5. Provide support. Garden catalogs and YouTube experts offer all kinds of ways to support tomato vines, from stakes to cages to string to fancy trellises. Rutgers has instructions for a stake and weave system that commercial growers use and that is adaptable for home gardeners who are willing to spend the time. Whatever system you choose, getting plants off the ground can increase your yield by 30 percent because you’ll avoid soil-borne diseases, VanVranken explains.

woman pruning unripe yellow pear tomato plants growing along fence in backyard vegetable garden

JOHNNYGREIG/GETTY IMAGES

6. Prune your plants — or not. Too many side shoots crowd fruit, particularly if you’re using cages for support, VanVranken says. And many growers prune off lower branches to avoid leaves that attract pests or fungi from the ground. But if you don’t stake, pruning may be less important, he says, because branches will flop down on their own.

Or skip the pruning and just plant more tomatoes, Casteel suggests. In her own garden, she doesn’t bother with pruning. “With 30 plants, I don’t need 500 pounds of tomatoes per plant,” she says.

7. Water from below. Always water with a drip or soaker hose, rather than a sprinkler, all three growers say. “You don’t get as much evaporation, and the water is right where it’s supposed to be,” Casteel observes. The goal is to reduce the amount of standing water on the leaves and make them less attractive to pathogens, VanVranken adds.

“The biggest tip if you’re growing them yourself is not to get too worried about it,” VanVranken advises. “Tomato plants are fairly forgiving and easy to grow.”

8. Fertilize mindfully. There are probably as many different tomato-fertilizer philosophies as there are varieties. Be wary of too much nitrogen, VanVranken says, as the plants won’t produce the flowers they need to fruit.

Casteel plants her tomatoes in Pro-Mix, a soil with an additive fungi called mycorrhiza that helps plants absorb nutrients. She also adds kelp meal, alfalfa meal, steamed bone meal, worm castings and Epsom salts. “We do our tomatoes organically; however, when I run out of room in the garden, and I need to go into a container, I will use Miracle-Gro [fertilizer],” she says.

It can be challenging to keep a container plant fertilized, because frequent watering leaches nutrients out. “You really need to do a half strength [application] every two weeks, or even quarter strength, and that keeps them happier,” Casteel notes.

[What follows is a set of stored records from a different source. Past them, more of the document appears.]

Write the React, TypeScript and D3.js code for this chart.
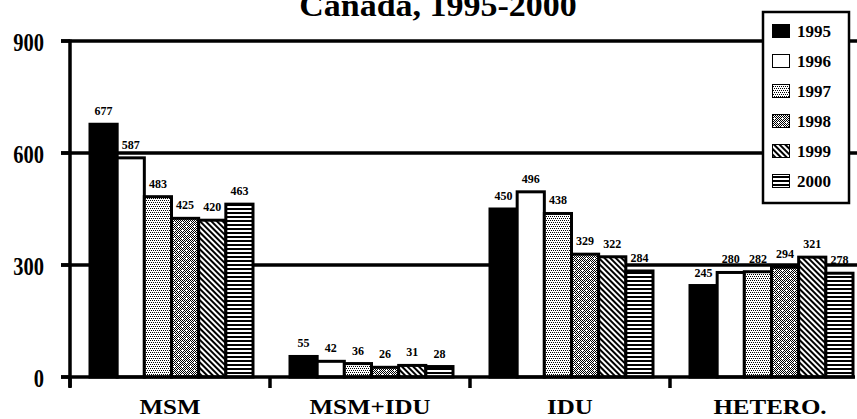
import React from 'react';
import * as d3 from 'd3';

// chart values
const categories = ['MSM', 'MSM+IDU', 'IDU', 'HETERO.'];
const years = ['1995', '1996', '1997', '1998', '1999', '2000'];
const cases1995 = [677, 55, 450, 245];
const cases1996 = [587, 42, 496, 280];
const cases1997 = [483, 36, 438, 282];
const cases1998 = [425, 26, 329, 294];
const cases1999 = [420, 31, 322, 321];
const cases2000 = [463, 28, 284, 278];
const yTicks = [0, 300, 600, 900];
const titleText = 'Canada, 1995-2000';

const seriesByYear = [cases1995, cases1996, cases1997, cases1998, cases1999, cases2000];
const fills = ['#000', '#fff', 'url(#p1997)', 'url(#p1998)', 'url(#p1999)', 'url(#p2000)'];

const W = 857;
const H = 419;
const FONT = '"Liberation Serif", "Times New Roman", serif';

// 8x8 checker tile with white plus marks for 1998
const tile1998 = (() => {
  const plus = new Set<string>();
  [[2, 2], [6, 6]].forEach(([cx, cy]) => {
    [[0, 0], [1, 0], [-1, 0], [0, 1], [0, -1]].forEach(([dx, dy]) => plus.add(`${cx + dx},${cy + dy}`));
  });
  const cells: Array<[number, number]> = [];
  for (let py = 0; py < 8; py++) {
    for (let px = 0; px < 8; px++) {
      if ((px + py) % 2 === 0 && !plus.has(`${px},${py}`)) cells.push([px, py]);
    }
  }
  return cells;
})();

const App: React.FC = () => {
  const x0 = d3.scaleBand<string>().domain(categories).range([70, 870]).padding(0);
  const x1 = d3.scaleBand<string>().domain(years).range([20, 183]).padding(0);
  const y = d3.scaleLinear().domain([0, 900]).range([377, 41]);

  const bars = categories.flatMap((cat, ci) =>
    years.map((yr, yi) => ({ cat, yr, yi, value: seriesByYear[yi][ci] }))
  );

  return (
    <svg width={W} height={H} style={{ position: 'absolute', left: 0, top: 0, background: '#fff' }} fontFamily={FONT}>
      <defs>
        <pattern id="p1997" width={4} height={4} patternUnits="userSpaceOnUse">
          <rect width={4} height={4} fill="#fff" />
          <rect x={0} y={0} width={1} height={1} fill="#000" />
          <rect x={2} y={0} width={1} height={1} fill="#000" />
          <rect x={1} y={2} width={1} height={1} fill="#000" />
          <rect x={3} y={2} width={1} height={1} fill="#000" />
        </pattern>
        <pattern id="p1998" width={8} height={8} patternUnits="userSpaceOnUse">
          <rect width={8} height={8} fill="#fff" />
          {tile1998.map(([px, py]) => (
            <rect key={`${px}-${py}`} x={px} y={py} width={1} height={1} fill="#000" />
          ))}
        </pattern>
        <pattern id="p1999" width={4} height={4} patternUnits="userSpaceOnUse" patternTransform="rotate(-45)">
          <rect width={4} height={4} fill="#fff" />
          <rect width={2} height={4} fill="#000" />
        </pattern>
        <pattern id="p2000" width={4} height={4} patternUnits="userSpaceOnUse">
          <rect width={4} height={4} fill="#fff" />
          <rect width={4} height={2} fill="#000" />
        </pattern>
      </defs>

      {/* title (upper line is cut off in the original) */}
      <text transform="translate(438,16) scale(1,0.9)" textAnchor="middle" fontSize={34} fontWeight="bold">
        {titleText}
      </text>

      {/* horizontal grid lines */}
      {yTicks.filter(t => t > 0).map(t => (
        <line key={t} x1={61} x2={W} y1={y(t)} y2={y(t)} stroke="#000" strokeWidth={3.5} />
      ))}

      {/* bars */}
      {bars.map(b => {
        const bx = (x0(b.cat) ?? 0) + (x1(b.yr) ?? 0);
        const by = y(b.value);
        return (
          <rect
            key={`${b.cat}-${b.yr}`}
            x={bx}
            y={by}
            width={x1.bandwidth()}
            height={y(0) - by}
            fill={fills[b.yi]}
            stroke="#000"
            strokeWidth={3}
          />
        );
      })}

      {/* value labels */}
      {bars.map(b => (
        <text
          key={`l-${b.cat}-${b.yr}`}
          x={(x0(b.cat) ?? 0) + (x1(b.yr) ?? 0) + x1.bandwidth() / 2}
          y={y(b.value) - 9}
          textAnchor="middle"
          fontSize={12}
          fontWeight="bold"
        >
          {b.value}
        </text>
      ))}

      {/* y axis */}
      <line x1={70} x2={70} y1={y(900) - 1.5} y2={387} stroke="#000" strokeWidth={3.5} />
      {yTicks.map(t => (
        <g key={`yt-${t}`}>
          <line x1={61} x2={70} y1={y(t)} y2={y(t)} stroke="#000" strokeWidth={3.5} />
          <text
            transform={`translate(44,${y(t) + 9.5}) scale(1,1.2)`}
            textAnchor="end"
            fontSize={20.5}
            fontWeight="bold"
          >
            {t}
          </text>
        </g>
      ))}

      {/* x axis */}
      <line x1={61} x2={855} y1={y(0)} y2={y(0)} stroke="#000" strokeWidth={3.5} />
      {categories.map(c => (
        <line key={`xt-${c}`} x1={x0(c) ?? 0} x2={x0(c) ?? 0} y1={y(0)} y2={388} stroke="#000" strokeWidth={3.5} />
      ))}
      {categories.map(c => (
        <text
          key={`xl-${c}`}
          transform={`translate(${(x0(c) ?? 0) + x0.bandwidth() / 2},413.5) scale(1,0.8)`}
          textAnchor="middle"
          fontSize={25}
          fontWeight="bold"
        >
          {c}
        </text>
      ))}

      {/* legend */}
      <g>
        <rect x={763} y={12} width={86} height={191} fill="#fff" stroke="#000" strokeWidth={2.5} />
        {years.map((yr, i) => {
          const cy = 31 + i * 30;
          return (
            <g key={`lg-${yr}`}>
              <rect x={772.5} y={cy - 6.5} width={17} height={13} fill={fills[i]} stroke="#000" strokeWidth={1} />
              <text x={797} y={cy + 6} fontSize={17} fontWeight="bold">
                {yr}
              </text>
            </g>
          );
        })}
      </g>
    </svg>
  );
};

export default App;
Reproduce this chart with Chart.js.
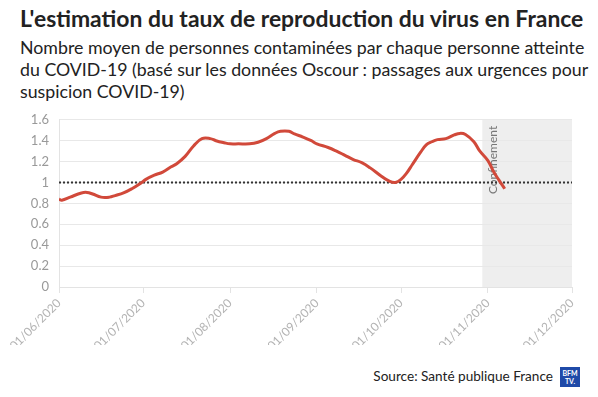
<!DOCTYPE html>
<html>
<head>
<meta charset="utf-8">
<script src="https://cdn.jsdelivr.net/npm/chart.js@4/dist/chart.umd.min.js"></script>
<style>
  html,body{margin:0;padding:0;background:#fff;}
  body{width:598px;height:397px;position:relative;overflow:hidden;font-family:Lato,"Open Sans",sans-serif;}
  #title{position:absolute;left:20px;top:4px;font-weight:bold;font-size:22.9px;color:#222;white-space:nowrap;}
  #subtitle{position:absolute;left:20px;top:36px;font-size:17.75px;line-height:22px;color:#222;white-space:nowrap;}
  #wrap{position:absolute;left:0;top:102px;width:590px;height:243px;}
  #source{position:absolute;right:45px;top:368px;font-size:13.6px;color:#222;white-space:nowrap;}
  #logo{position:absolute;left:560px;top:367px;width:20px;height:20px;background:#1f4aa8;color:#fff;font-size:7px;font-weight:bold;line-height:8px;text-align:center;padding-top:2px;box-sizing:border-box;}
</style>
</head>
<body>
<div id="title">L'estimation du taux de reproduction du virus en France</div>
<div id="subtitle">Nombre moyen de personnes contaminées par chaque personne atteinte<br>du COVID-19 (basé sur les données Oscour : passages aux urgences pour<br>suspicion COVID-19)</div>
<div id="wrap"><canvas id="c"></canvas></div>
<div id="source">Source: Santé publique France</div>
<div id="logo">BFM<br>TV.</div>
<script>
// ---- data ----
const dates = ["2020-06-01","2020-06-02","2020-06-05","2020-06-09","2020-06-11","2020-06-13","2020-06-16","2020-06-19","2020-06-21","2020-06-24","2020-06-27","2020-06-30",
"2020-07-02","2020-07-05","2020-07-08","2020-07-11","2020-07-13","2020-07-16","2020-07-19","2020-07-22","2020-07-25","2020-07-27","2020-07-30",
"2020-08-01","2020-08-04","2020-08-08","2020-08-11","2020-08-14","2020-08-17","2020-08-19","2020-08-22","2020-08-24","2020-08-27","2020-08-30",
"2020-09-01","2020-09-05","2020-09-08","2020-09-11","2020-09-14","2020-09-17","2020-09-20","2020-09-24","2020-09-27","2020-09-29",
"2020-10-01","2020-10-03","2020-10-05","2020-10-08","2020-10-10","2020-10-12","2020-10-14","2020-10-17","2020-10-20","2020-10-22","2020-10-24","2020-10-27","2020-10-29",
"2020-11-01","2020-11-03","2020-11-05","2020-11-07"];
const rValues = [0.84,0.83,0.86,0.90,0.905,0.89,0.86,0.86,0.875,0.90,0.94,0.99,
1.03,1.07,1.10,1.15,1.18,1.25,1.35,1.42,1.42,1.40,1.38,
1.37,1.37,1.37,1.385,1.42,1.47,1.49,1.49,1.465,1.435,1.40,
1.37,1.335,1.30,1.26,1.22,1.19,1.14,1.06,1.01,1.00,
1.03,1.09,1.17,1.29,1.36,1.39,1.41,1.42,1.455,1.47,1.46,1.39,1.305,
1.21,1.105,1.02,0.94];
const xTickLabels = ["01/06/2020","01/07/2020","01/08/2020","01/09/2020","01/10/2020","01/11/2020","01/12/2020"];
const yTicks = [0,0.2,0.4,0.6,0.8,1,1.2,1.4,1.6];
const threshold = 1;
const confinementStart = "2020-10-30";
const confinementEnd = "2020-12-01";
const confinementLabel = "Confinement";

// ---- helpers ----
const DAY = 86400000;
const origin = Date.UTC(2020,5,1);
function dayOfIso(s){const [y,m,d]=s.split('-').map(Number);return (Date.UTC(y,m-1,d)-origin)/DAY;}
function dayOfFr(s){const [d,m,y]=s.split('/').map(Number);return (Date.UTC(y,m-1,d)-origin)/DAY;}
const tickDays = xTickLabels.map(dayOfFr);
const xMin = tickDays[0], xMax = tickDays[tickDays.length-1];

const shadePlugin = {
  id:'shade',
  beforeDraw(chart){
    const {ctx, chartArea, scales} = chart;
    const x0 = scales.x.getPixelForValue(dayOfIso(confinementStart));
    const x1 = scales.x.getPixelForValue(dayOfIso(confinementEnd));
    ctx.save();
    ctx.fillStyle = '#eeeeee';
    ctx.fillRect(x0, chartArea.top, x1-x0, chartArea.bottom-chartArea.top);
    ctx.restore();
  },
  beforeDatasetsDraw(chart){
    const {ctx, chartArea, scales} = chart;
    const x0 = scales.x.getPixelForValue(dayOfIso(confinementStart));
    ctx.save();
    ctx.translate(x0+11, chartArea.top+6);
    ctx.rotate(-Math.PI/2);
    ctx.font = '12px Lato, "Open Sans", sans-serif';
    ctx.fillStyle = '#777';
    ctx.textAlign = 'right';
    ctx.textBaseline = 'middle';
    ctx.fillText(confinementLabel, 0, 0);
    ctx.restore();
  }
};

new Chart(document.getElementById('c'), {
  type:'line',
  data:{
    datasets:[
      {
        data: dates.map((d,i)=>({x:dayOfIso(d), y:rValues[i]})),
        borderColor:'#d1493a',
        borderWidth:3,
        pointRadius:0,
        tension:0.4,
        fill:false,
        order:1
      },
      {
        data:[{x:xMin,y:threshold},{x:xMax,y:threshold}],
        borderColor:'#333',
        borderWidth:2,
        borderDash:[2,2],
        pointRadius:0,
        fill:false,
        order:2
      }
    ]
  },
  options:{
    responsive:true,
    maintainAspectRatio:false,
    animation:false,
    layout:{padding:{top:2,right:18,left:0,bottom:0}},
    plugins:{legend:{display:false},tooltip:{enabled:false}},
    scales:{
      x:{
        type:'linear',
        min:xMin, max:xMax,
        afterBuildTicks(scale){ scale.ticks = tickDays.map(v=>({value:v})); },
        afterFit(scale){ scale.height = 58; },
        grid:{drawOnChartArea:false, tickLength:6, color:'#e3e3e3'},
        border:{color:'#e3e3e3'},
        ticks:{
          autoSkip:false, maxRotation:45, minRotation:45,
          color:'#b3b3b3', font:{size:12, family:'Lato, "Open Sans", sans-serif'},
          callback(v){ const i = tickDays.indexOf(v); return i>=0 ? xTickLabels[i] : ''; }
        }
      },
      y:{
        min:0, max:1.6,
        afterBuildTicks(scale){ scale.ticks = yTicks.map(v=>({value:v})); },
        afterFit(scale){ scale.width = 59; },
        grid:{color:'#e8e8e8', drawTicks:false},
        border:{color:'#e3e3e3'},
        ticks:{
          color:'#999', padding:10, font:{size:13, family:'Lato, "Open Sans", sans-serif'},
          callback(v){ return String(Math.round(v*10)/10); }
        }
      }
    }
  },
  plugins:[shadePlugin]
});
</script>
</body>
</html>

9. Go easy on the pest sprays. All three growers stop using sprays once the plant sets fruit. Be on the lookout for the tomato hornworm, a large green caterpillar, VanVranken cautions. If you pay close attention, you can just pick them off before they cause much damage. “Those can do significant damage to a tomato plant and chew on the fruit as well,” he says. “They end up being a great example of how you can get biological control going in your garden.” If you spot a hornworm with tiny white pods sticking out of its back, leave it, he says; the pods are the cocoons of a parasitic wasp, and when the eggs hatch, the larvae feed on the insides of the caterpillar.

Aphids are another pest. They can reproduce quickly and suck the nutrient-rich liquids out of the tomato leaves. Clemson UniversityCooperative Extension warns that overuse of nitrogen fertilizer can encourage them. The extension service has a factsheet on aphid control that includes tips ranging from specific mulch to biological controls like lacewing eggs and parasitic wasps.